The State newspaper, breathing a bit of life into Huntsman's weak standing, wrote that Huntsman is the superior candidate because he is "a true conservative" but also "a realist" whose goal, like "technocrat" Mitt Romney, "is to get things done."
"The unhealthy demand for ideological purity obscures a hopeful fact about the GOP presidential field: There are actually two sensible, experienced grownups. And while Mr. Romney is far more appealing than any of the other choices, former Utah Gov. Jon Huntsman is more principled, has a far more impressive resume and offers a significantly more important message," the editorial board wrote.
Describing itself as "the sensible center," The State editorial team says it disagrees with some of Huntsman's positions, including his support for private school vouchers. It adds that independents may not like his tax plan because it was endorsed by The Wall Street Journal editorial page. It also claims another reason to support Huntsman is because he won't "spout ridiculous superlatives" about President Obama
"President Obama simply has failed to lead or has led in the wrong direction, (Huntsman) argues. Why on earth would we want a candidate to say anything worse about his opponent? Explain why he’s wrong, and why you’re right, and let the voters choose," the endorsement reads.
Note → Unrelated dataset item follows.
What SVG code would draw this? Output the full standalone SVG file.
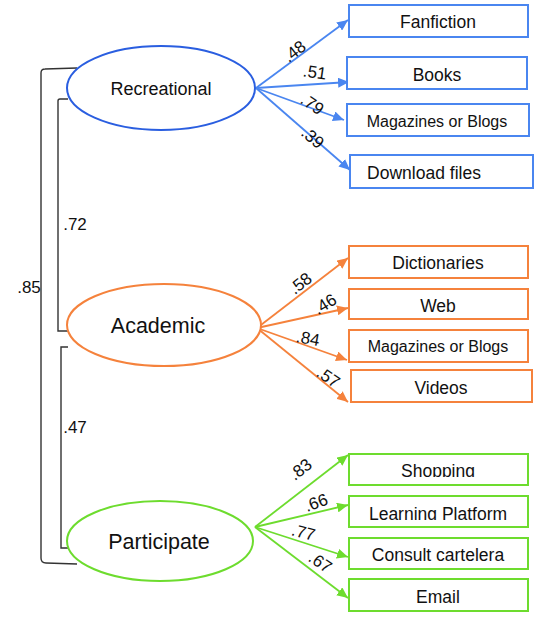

While The State argues that Huntsman is "head and shoulders above the field on foreign policy," it adds that he isn't merely a partisan but someone who understands negotiation; has a well-defined set of core values but isn't too rigid to adapt; is honest, trustworthy and competent; and "has the temperament and judgment and experience to be taken seriously as the commander in chief and leader of the free world."
"We think Mr. Romney could demonstrate those characteristics. Mr. Huntsman already does," the board wrote.
But Hunstman probably shouldn't count on The State endorsement to push Huntsman over the edge. In the six-person contest, Hunstman is at the back of the pack while Romney is holding onto his lead. According to Public Policy Polling, a Democratic polling firm, Romney earned 29 percent of the vote from surveyed Republican primary voters compared to 24 percent for Newt Gingrich, 15 percent for Ron Paul, 14 percent for Santorum, 6 percent for Rick Perry and 5 percent for Huntsman.
Romney also won two newspaper endorsements Sunday. Greenville News wrote that Romney is the "strongest" candidate and "best qualified to mount a serious campaign this fall." The Charlotte Observer said he has "remarkable business credentials" and unmatched executive experience.